The fact that the original “Ghost in the Shell” manga and anime have become some of the most revered pieces of their respective mediums is the biggest pitfall of its remake. The themes at play— pertaining mainly to the relationship between humanity and technology — may have felt original when Masamune Shirow and Mamoru Oshii first espoused them, but in the decades since, those same themes have been emulated many times by many other films. Now that the new American remake must depend on those themes for its relevance, it can’t help but feel like a pointless retread, and the rest of the film hardly helps in that regard.

It’s not that there’s nothing to like about the movie. Rupert Sanders’s (“Snow White and the Huntsman”) visuals, for one, are spectacular. The world of the anime comes roaring to life with all the requisite CGI one would expect, but more surprising are the outstanding practical effects. Online featurettes have revealed the painstaking amount of work that went into actually creating the creepy geisha robots that appear early on, and the effort shows: their sequence is a definite highlight. Meanwhile, the computer-generated effects transform the film’s setting into a technological wonderland with an omnipresent seedy undercurrent, at once strangely relatable and completely removed from out reality.

The cast is nothing special, as outside of “Beat” Takeshi Kitano (“While the Women Are Sleeping”) — who at 70 years old gets the best action beat of the movie — none of the talent on display is given a chance to shine.

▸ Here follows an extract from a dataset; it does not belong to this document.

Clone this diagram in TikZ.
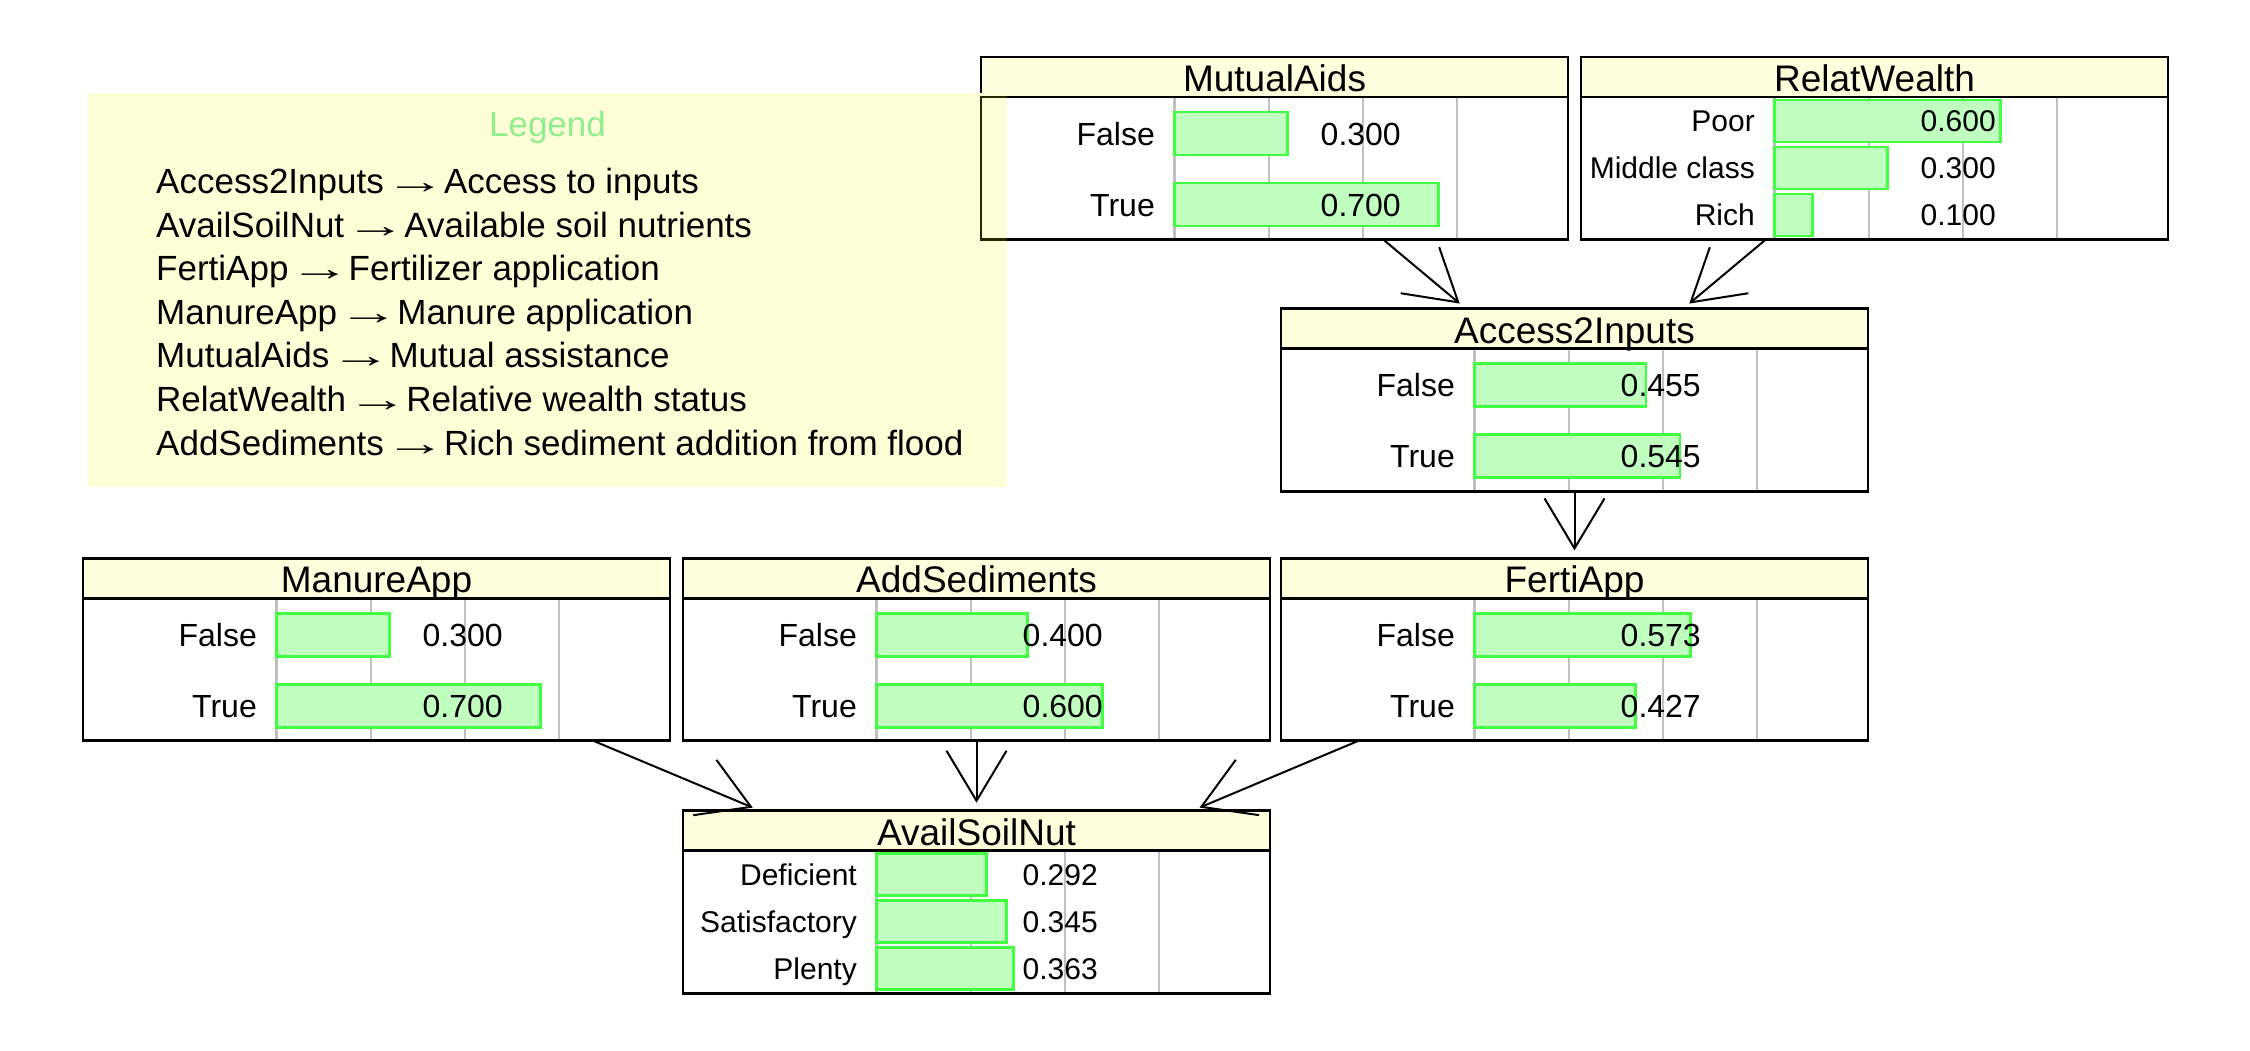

Scarlett Johansson (“Captain America: Civil War”) plays the lead role of the Major (in a casting that spawned a thousand righteously indignant think pieces) and rarely rises above a robotic monotone that seems to contradict the movie’s fundamental argument that she’s human despite her augmentations. Her scenes with Pilou Asbæk (“Game of Thrones”) feature a chemistry that eases some of that burden, but for a lead who is supposed to carry the film, both Johansson and the Major come off as flat.

It would help if the script would do anything original with the characters or story, but once again, this is where “Ghost in the Shell” falters the most. It begs to be taken seriously but never once asks a question or makes a statement that hasn’t been made by every other two-bit sci-fi flick of the last twenty years. It treats itself like the second coming of “2001,” as if it is a sci-fi film that will change the world instead of a mediocre blockbuster with delusions of grandeur.

Its pretentious self-importance is matched only by the relentless tedium of its pacing. Per the anime, “Ghost in the Shell” is not an action movie; it has greater things on its mind than that. However, with the dullness of the character-centric scenes, the action becomes the only thing upon which the viewer can fall back. Here, strong choreography helps to mask the occasional sameness of the fighting, at least until the climax resorts to the most generic battle imaginable. Without strong characters or action, the movie becomes an interminable chore to watch, even at only two hours long.

“Ghost in the Shell” certainly fails to recapture the thematic intelligence that made its source material — both on page and screen — iconic, but had Sanders and his writers created new and compelling scenarios for the characters to populate, it may still have been an enjoyable blockbuster experience. Unfortunately, it fails there, as well, and with only strong visuals to keep it afloat otherwise, it stands only as a gorgeous but sadly mediocre adaptation.